▶ **What the exercise asks**
Everything from the first line down to the line containing "0.0058, 0.0055, 0.005];" is to be retyped exactly, both ends included, with pictures left out.

--------

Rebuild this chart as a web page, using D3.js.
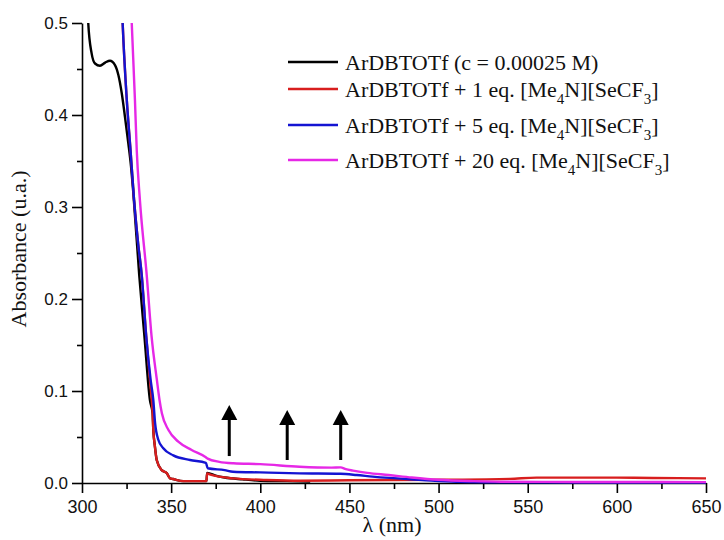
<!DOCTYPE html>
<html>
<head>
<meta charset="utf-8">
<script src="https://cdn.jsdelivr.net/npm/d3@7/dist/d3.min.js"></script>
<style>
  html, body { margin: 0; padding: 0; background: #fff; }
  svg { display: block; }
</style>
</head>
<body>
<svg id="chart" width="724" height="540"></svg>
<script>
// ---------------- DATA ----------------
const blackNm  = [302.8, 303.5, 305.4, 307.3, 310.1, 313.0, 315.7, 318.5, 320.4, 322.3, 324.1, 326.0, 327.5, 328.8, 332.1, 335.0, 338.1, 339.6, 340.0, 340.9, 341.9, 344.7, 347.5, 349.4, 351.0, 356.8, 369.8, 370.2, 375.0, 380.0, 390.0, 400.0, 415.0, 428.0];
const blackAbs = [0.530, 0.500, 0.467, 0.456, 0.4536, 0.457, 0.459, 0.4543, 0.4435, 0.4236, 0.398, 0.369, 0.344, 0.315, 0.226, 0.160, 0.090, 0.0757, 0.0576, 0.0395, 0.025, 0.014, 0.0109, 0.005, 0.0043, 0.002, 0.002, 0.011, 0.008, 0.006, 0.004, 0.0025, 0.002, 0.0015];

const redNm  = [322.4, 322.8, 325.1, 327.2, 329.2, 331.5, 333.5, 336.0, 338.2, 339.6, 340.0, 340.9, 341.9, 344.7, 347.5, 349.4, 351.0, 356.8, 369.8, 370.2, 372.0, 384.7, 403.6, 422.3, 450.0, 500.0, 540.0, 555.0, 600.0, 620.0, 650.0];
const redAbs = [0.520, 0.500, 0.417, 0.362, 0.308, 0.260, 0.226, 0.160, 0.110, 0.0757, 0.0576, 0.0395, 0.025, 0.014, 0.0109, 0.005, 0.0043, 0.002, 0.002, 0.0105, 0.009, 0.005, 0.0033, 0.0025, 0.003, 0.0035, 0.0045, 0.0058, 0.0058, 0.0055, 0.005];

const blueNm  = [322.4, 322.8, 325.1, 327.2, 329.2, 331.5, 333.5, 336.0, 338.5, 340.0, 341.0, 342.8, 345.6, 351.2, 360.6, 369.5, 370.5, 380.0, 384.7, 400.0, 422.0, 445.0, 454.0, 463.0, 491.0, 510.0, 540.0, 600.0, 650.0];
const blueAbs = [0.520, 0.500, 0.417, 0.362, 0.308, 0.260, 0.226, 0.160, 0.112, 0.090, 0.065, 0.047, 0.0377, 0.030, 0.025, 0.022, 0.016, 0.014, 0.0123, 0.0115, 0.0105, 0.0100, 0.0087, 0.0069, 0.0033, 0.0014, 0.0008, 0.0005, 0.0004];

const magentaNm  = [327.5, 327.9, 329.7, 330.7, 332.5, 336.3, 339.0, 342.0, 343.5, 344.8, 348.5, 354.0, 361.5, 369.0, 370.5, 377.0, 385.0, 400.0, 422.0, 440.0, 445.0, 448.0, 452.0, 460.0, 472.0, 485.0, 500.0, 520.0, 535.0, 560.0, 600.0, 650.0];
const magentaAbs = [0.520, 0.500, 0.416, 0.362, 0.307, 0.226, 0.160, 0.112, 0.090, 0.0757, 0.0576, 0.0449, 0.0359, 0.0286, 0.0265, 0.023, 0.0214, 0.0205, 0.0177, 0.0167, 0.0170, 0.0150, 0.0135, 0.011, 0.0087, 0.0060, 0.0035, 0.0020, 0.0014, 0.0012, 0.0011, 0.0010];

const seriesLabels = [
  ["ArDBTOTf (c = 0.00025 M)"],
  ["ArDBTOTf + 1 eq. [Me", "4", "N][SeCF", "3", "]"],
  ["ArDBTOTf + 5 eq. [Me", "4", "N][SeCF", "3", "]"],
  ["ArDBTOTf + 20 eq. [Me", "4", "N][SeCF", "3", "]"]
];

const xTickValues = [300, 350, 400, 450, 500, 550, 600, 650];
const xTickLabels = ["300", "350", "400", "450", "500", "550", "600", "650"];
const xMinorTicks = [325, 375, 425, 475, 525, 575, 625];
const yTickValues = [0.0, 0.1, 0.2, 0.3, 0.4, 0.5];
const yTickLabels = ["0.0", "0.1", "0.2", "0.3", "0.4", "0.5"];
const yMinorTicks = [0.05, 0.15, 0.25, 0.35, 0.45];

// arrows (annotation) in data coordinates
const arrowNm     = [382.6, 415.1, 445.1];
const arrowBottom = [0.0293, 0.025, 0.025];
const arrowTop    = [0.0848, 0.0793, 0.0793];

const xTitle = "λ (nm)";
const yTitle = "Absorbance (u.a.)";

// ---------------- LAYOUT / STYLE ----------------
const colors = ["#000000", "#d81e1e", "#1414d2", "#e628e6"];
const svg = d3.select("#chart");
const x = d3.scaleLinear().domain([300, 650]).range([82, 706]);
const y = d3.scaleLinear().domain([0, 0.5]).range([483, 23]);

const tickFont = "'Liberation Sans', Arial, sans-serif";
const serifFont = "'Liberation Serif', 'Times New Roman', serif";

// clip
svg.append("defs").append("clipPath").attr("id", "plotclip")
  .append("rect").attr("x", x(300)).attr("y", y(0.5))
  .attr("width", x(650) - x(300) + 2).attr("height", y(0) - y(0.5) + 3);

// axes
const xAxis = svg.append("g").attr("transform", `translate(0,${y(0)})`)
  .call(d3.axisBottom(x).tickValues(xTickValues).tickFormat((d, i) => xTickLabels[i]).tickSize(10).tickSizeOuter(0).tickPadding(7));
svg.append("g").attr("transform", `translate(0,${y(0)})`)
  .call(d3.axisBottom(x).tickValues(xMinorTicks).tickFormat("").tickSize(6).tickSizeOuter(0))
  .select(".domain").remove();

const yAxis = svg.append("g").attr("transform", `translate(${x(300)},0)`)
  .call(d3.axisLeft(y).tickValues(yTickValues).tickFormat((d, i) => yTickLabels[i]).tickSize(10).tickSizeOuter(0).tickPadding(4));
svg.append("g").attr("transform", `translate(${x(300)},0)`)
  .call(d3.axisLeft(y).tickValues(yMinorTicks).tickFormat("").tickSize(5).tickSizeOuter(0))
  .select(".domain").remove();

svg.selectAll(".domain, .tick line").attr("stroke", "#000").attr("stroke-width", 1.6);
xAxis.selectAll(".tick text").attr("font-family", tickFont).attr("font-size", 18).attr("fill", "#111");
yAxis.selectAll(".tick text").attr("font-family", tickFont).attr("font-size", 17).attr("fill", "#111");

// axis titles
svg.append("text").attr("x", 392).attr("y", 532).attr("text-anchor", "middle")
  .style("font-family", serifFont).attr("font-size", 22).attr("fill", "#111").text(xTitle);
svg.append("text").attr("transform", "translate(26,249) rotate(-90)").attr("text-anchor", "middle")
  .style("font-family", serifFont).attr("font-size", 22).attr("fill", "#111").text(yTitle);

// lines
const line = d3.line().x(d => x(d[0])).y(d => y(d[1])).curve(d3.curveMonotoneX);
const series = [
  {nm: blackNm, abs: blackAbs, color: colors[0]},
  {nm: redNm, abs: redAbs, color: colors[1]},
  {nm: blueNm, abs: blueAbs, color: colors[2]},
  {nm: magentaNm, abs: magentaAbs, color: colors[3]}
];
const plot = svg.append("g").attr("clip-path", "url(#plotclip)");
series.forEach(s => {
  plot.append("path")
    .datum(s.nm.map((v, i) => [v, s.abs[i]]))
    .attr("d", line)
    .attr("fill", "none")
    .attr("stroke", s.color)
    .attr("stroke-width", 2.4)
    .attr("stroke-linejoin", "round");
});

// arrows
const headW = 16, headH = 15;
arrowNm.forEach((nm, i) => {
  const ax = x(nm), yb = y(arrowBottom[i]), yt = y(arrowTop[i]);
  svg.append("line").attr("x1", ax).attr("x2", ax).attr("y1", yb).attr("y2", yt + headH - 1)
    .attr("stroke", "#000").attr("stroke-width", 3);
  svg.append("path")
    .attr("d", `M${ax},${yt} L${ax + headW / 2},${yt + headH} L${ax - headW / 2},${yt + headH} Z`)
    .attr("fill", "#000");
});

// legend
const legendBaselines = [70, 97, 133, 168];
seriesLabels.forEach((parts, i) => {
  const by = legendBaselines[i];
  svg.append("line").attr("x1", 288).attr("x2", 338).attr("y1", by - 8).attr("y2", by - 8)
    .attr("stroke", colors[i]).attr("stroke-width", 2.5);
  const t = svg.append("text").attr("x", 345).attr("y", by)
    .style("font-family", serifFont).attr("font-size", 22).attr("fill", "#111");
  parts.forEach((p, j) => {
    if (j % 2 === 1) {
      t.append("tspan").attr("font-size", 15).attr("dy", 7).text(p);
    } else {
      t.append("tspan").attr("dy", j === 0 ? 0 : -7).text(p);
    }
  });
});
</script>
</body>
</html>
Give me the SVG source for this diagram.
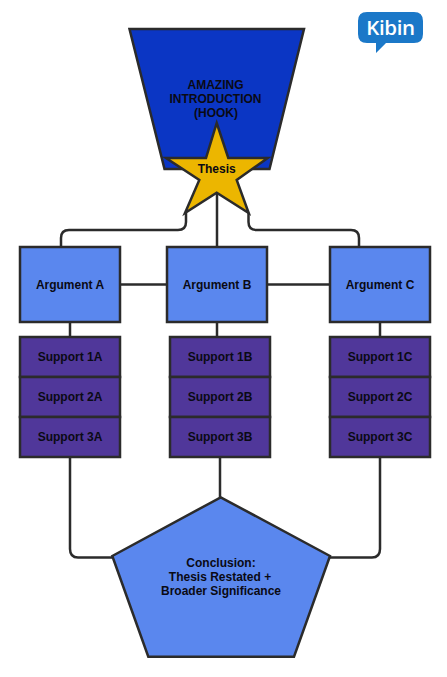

--------

▶ **Response below**
Rebuild this chart as a web page, using D3.js.
<!DOCTYPE html>
<html>
<head>
<meta charset="utf-8">
<script src="https://cdn.jsdelivr.net/npm/d3@7/dist/d3.min.js"></script>
<style>
  html, body { margin: 0; padding: 0; background: #fff; }
  svg { display: block; }
</style>
</head>
<body>
<svg id="chart" width="724" height="540"></svg>
<script>
// ---------------- DATA ----------------
const blackNm  = [302.8, 303.5, 305.4, 307.3, 310.1, 313.0, 315.7, 318.5, 320.4, 322.3, 324.1, 326.0, 327.5, 328.8, 332.1, 335.0, 338.1, 339.6, 340.0, 340.9, 341.9, 344.7, 347.5, 349.4, 351.0, 356.8, 369.8, 370.2, 375.0, 380.0, 390.0, 400.0, 415.0, 428.0];
const blackAbs = [0.530, 0.500, 0.467, 0.456, 0.4536, 0.457, 0.459, 0.4543, 0.4435, 0.4236, 0.398, 0.369, 0.344, 0.315, 0.226, 0.160, 0.090, 0.0757, 0.0576, 0.0395, 0.025, 0.014, 0.0109, 0.005, 0.0043, 0.002, 0.002, 0.011, 0.008, 0.006, 0.004, 0.0025, 0.002, 0.0015];

const redNm  = [322.4, 322.8, 325.1, 327.2, 329.2, 331.5, 333.5, 336.0, 338.2, 339.6, 340.0, 340.9, 341.9, 344.7, 347.5, 349.4, 351.0, 356.8, 369.8, 370.2, 372.0, 384.7, 403.6, 422.3, 450.0, 500.0, 540.0, 555.0, 600.0, 620.0, 650.0];
const redAbs = [0.520, 0.500, 0.417, 0.362, 0.308, 0.260, 0.226, 0.160, 0.110, 0.0757, 0.0576, 0.0395, 0.025, 0.014, 0.0109, 0.005, 0.0043, 0.002, 0.002, 0.0105, 0.009, 0.005, 0.0033, 0.0025, 0.003, 0.0035, 0.0045, 0.0058, 0.0058, 0.0055, 0.005];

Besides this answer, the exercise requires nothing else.